A team of paleontologists have discovered what they believe is the world's oldest animal sperm, frozen inside a tiny crustacean in a blob of tree resin in Myanmar 100 million years ago.
The oldest known examples of fossilised animal sperm were previously a mere 17 million years old, according to the team of experts led by Wang He of the Chinese Academy of Science in Nanjing.
The sperms were found inside an ostracod, a kind of crustacean that has existed for 500 million years and can be found in many oceans today, they said in a paper published Wednesday in the prestigious Royal Society's Proceedings journal.
They were found in the body of a female specimen, indicating that she must have been fertilised shortly before being trapped in amber, the experts said.
To make the find even more special, the sperms were also described as "giants", measuring up to 4.6 times the size of the body of the male.

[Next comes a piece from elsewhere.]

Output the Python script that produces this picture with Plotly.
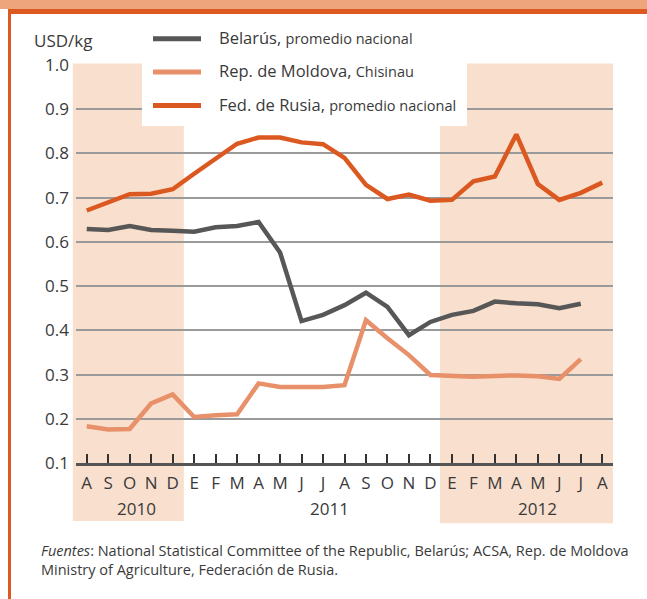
import plotly.graph_objects as go

# ---------------- data ----------------
months = ["A", "S", "O", "N", "D", "E", "F", "M", "A", "M", "J", "J",
          "A", "S", "O", "N", "D", "E", "F", "M", "A", "M", "J", "J", "A"]
years = ["2010", "2011", "2012"]
year_pos = [2.3, 11.3, 21.0]

belarus = [0.629, 0.627, 0.636, 0.627, 0.625, 0.623, 0.633, 0.636, 0.645, 0.576,
           0.421, 0.435, 0.457, 0.485, 0.453, 0.389, 0.419, 0.435, 0.444, 0.465,
           0.461, 0.459, 0.450, 0.460, None]
moldova = [0.183, 0.176, 0.177, 0.235, 0.255, 0.204, 0.208, 0.210, 0.280, 0.272,
           0.272, 0.272, 0.276, 0.423, 0.382, 0.344, 0.299, 0.298, 0.295, 0.297,
           0.298, 0.296, 0.290, 0.335, None]
russia = [0.671, 0.690, 0.708, 0.709, 0.719, 0.754, 0.788, 0.822, 0.836, 0.836,
          0.825, 0.821, 0.790, 0.729, 0.697, 0.707, 0.693, 0.695, 0.737, 0.748,
          0.843, 0.731, 0.695, 0.711, 0.734]

series_names = ["Belarús,", "Rep. de Moldova,", "Fed. de Rusia,"]
series_subs = ["promedio nacional", "Chisinau", "promedio nacional"]
yticks = [0.1, 0.2, 0.3, 0.4, 0.5, 0.6, 0.7, 0.8, 0.9, 1.0]

# ---------------- style ----------------
C_BEL = "#575757"
C_MOL = "#E8906A"
C_RUS = "#DB5820"
C_SHADE = "#F9DFCD"
C_TEXT = "#3a3a3a"
FONT = "Open Sans"

W, H = 647, 599
ML, MR, MT, MB = 76, 34, 65, 136
PW = W - ML - MR
PH = H - MT - MB
X0, X1 = -0.5, 24.5


def px(xp):
    return (xp - ML) / PW


def py(yp):
    return (H - MB - yp) / PH


def xi(i):
    return (i - X0) / (X1 - X0)


xs = list(range(len(months)))

fig = go.Figure()
for vals, col in [(moldova, C_MOL), (belarus, C_BEL), (russia, C_RUS)]:
    fig.add_trace(go.Scatter(x=xs, y=vals, mode="lines",
                             line=dict(color=col, width=4.5),
                             showlegend=False, hoverinfo="skip", connectgaps=False))

shapes = []
# shaded periods
shapes.append(dict(type="rect", xref="paper", yref="paper",
                   x0=xi(-0.65), x1=xi(4.52), y0=py(521), y1=py(63.5),
                   fillcolor=C_SHADE, line_width=0, layer="below"))
shapes.append(dict(type="rect", xref="paper", yref="paper",
                   x0=xi(16.45), x1=xi(24.5), y0=py(523.3), y1=py(63.5),
                   fillcolor=C_SHADE, line_width=0, layer="below"))
# frame
shapes.append(dict(type="rect", xref="paper", yref="paper",
                   x0=px(0), x1=px(W), y0=py(9), y1=py(-2),
                   fillcolor="#EFA57C", line_width=0, layer="above"))
shapes.append(dict(type="rect", xref="paper", yref="paper",
                   x0=px(8), x1=px(W), y0=py(14), y1=py(9),
                   fillcolor="#DC5A22", line_width=0, layer="above"))
shapes.append(dict(type="rect", xref="paper", yref="paper",
                   x0=px(8), x1=px(11), y0=py(H + 2), y1=py(9),
                   fillcolor="#DC5A22", line_width=0, layer="above"))
# legend box
shapes.append(dict(type="rect", xref="paper", yref="paper",
                   x0=px(142), x1=px(467), y0=py(126), y1=py(18),
                   fillcolor="white", line_width=0, layer="above"))
leg_y = [38.7, 72.0, 105.5]
for yy, col in zip(leg_y, [C_BEL, C_MOL, C_RUS]):
    shapes.append(dict(type="line", xref="paper", yref="paper",
                       x0=px(153), x1=px(201), y0=py(yy), y1=py(yy),
                       line=dict(color=col, width=5), layer="above"))

annotations = []
for yy, nm, sb in zip(leg_y, series_names, series_subs):
    annotations.append(dict(xref="paper", yref="paper", x=px(217), y=py(yy - 1.5),
                            xanchor="left", yanchor="middle", showarrow=False,
                            text=f"{nm} <span style='font-size:14.5px'>{sb}</span>",
                            font=dict(family=FONT, size=16.5, color=C_TEXT)))
annotations.append(dict(xref="paper", yref="paper", x=px(32), y=py(41),
                        xanchor="left", yanchor="middle", showarrow=False,
                        text="USD/kg", font=dict(family=FONT, size=17, color=C_TEXT)))
for yr, pos in zip(years, year_pos):
    annotations.append(dict(xref="x", yref="paper", x=pos, y=py(508),
                            xanchor="center", yanchor="middle", showarrow=False,
                            text=yr, font=dict(family=FONT, size=17, color=C_TEXT)))
annotations.append(dict(xref="paper", yref="paper", x=px(39), y=py(550),
                        xanchor="left", yanchor="middle", showarrow=False,
                        text="<i>Fuentes</i>: National Statistical Committee of the Republic, Belarús; ACSA, Rep. de Moldova",
                        font=dict(family=FONT, size=14.5, color=C_TEXT)))
annotations.append(dict(xref="paper", yref="paper", x=px(39), y=py(569),
                        xanchor="left", yanchor="middle", showarrow=False,
                        text="Ministry of Agriculture, Federación de Rusia.",
                        font=dict(family=FONT, size=14.5, color=C_TEXT)))

fig.update_layout(
    width=W, height=H,
    margin=dict(l=ML, r=MR, t=MT, b=MB, pad=0),
    paper_bgcolor="white", plot_bgcolor="rgba(0,0,0,0)",
    font=dict(family=FONT, color=C_TEXT),
    shapes=shapes, annotations=annotations,
    xaxis=dict(range=[X0, X1], tickmode="array", tickvals=xs, ticktext=months,
               ticks="inside", ticklen=9, tickwidth=2, tickcolor="#333",
               showline=True, linecolor="#555", linewidth=3,
               showgrid=False, zeroline=False, fixedrange=True,
               ticklabelstandoff=3,
               tickfont=dict(family=FONT, size=17, color=C_TEXT)),
    yaxis=dict(range=[0.1, 1.0], tickmode="array", tickvals=yticks,
               ticktext=[f"{v:.1f}" for v in yticks],
               showgrid=True, gridcolor="#9a9a9a", gridwidth=1.5,
               zeroline=False, showline=False, ticks="", fixedrange=True,
               ticklabelstandoff=6,
               tickfont=dict(family=FONT, size=17, color=C_TEXT)),
)

fig.write_html("out.html", config={"displayModeBar": False},
               post_script="document.body.style.margin='0';document.body.style.padding='0';document.body.style.overflow='hidden';")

"This is equivalent to about 7.30 metres in a 1.70-metre human, so it requires a lot of energy to produce them," Renate Matzke-Karasz of the Ludwig Maximilian University of Munich, co-author of the study, told AFP.
The ostracod was also a new species that the scientists have named "Myanmarcypris hui".
Quality over quantity
Fossilised shells of ostracods are common but finding a specimen with "soft parts" is rare, the experts said.
During the Cretaceous period (around 145 to 66 million years ago), the ostracods in question probably lived in the coastal waters of present-day Myanmar where they became trapped in a blob of tree resin.
Most males in the animal world (including humans) generally produce tens of millions of tiny sperm cells, but for ostracods, it's all about quality over quantity.
There are several conflicting theories about the evolutionary value of such giant sperms.
"For example, experiments have shown that in one group, a high degree of competition between males can lead to a longer sperm life, while in another group, a low degree of competition also led to a longer sperm life," said Matzke-Karasz.
This discovery shows "that reproduction with giant sperm is not an evolutionary extravagance on the brink of extinction, but a serious long-term advantage for the survival of a species," Matzke-Karasz concluded.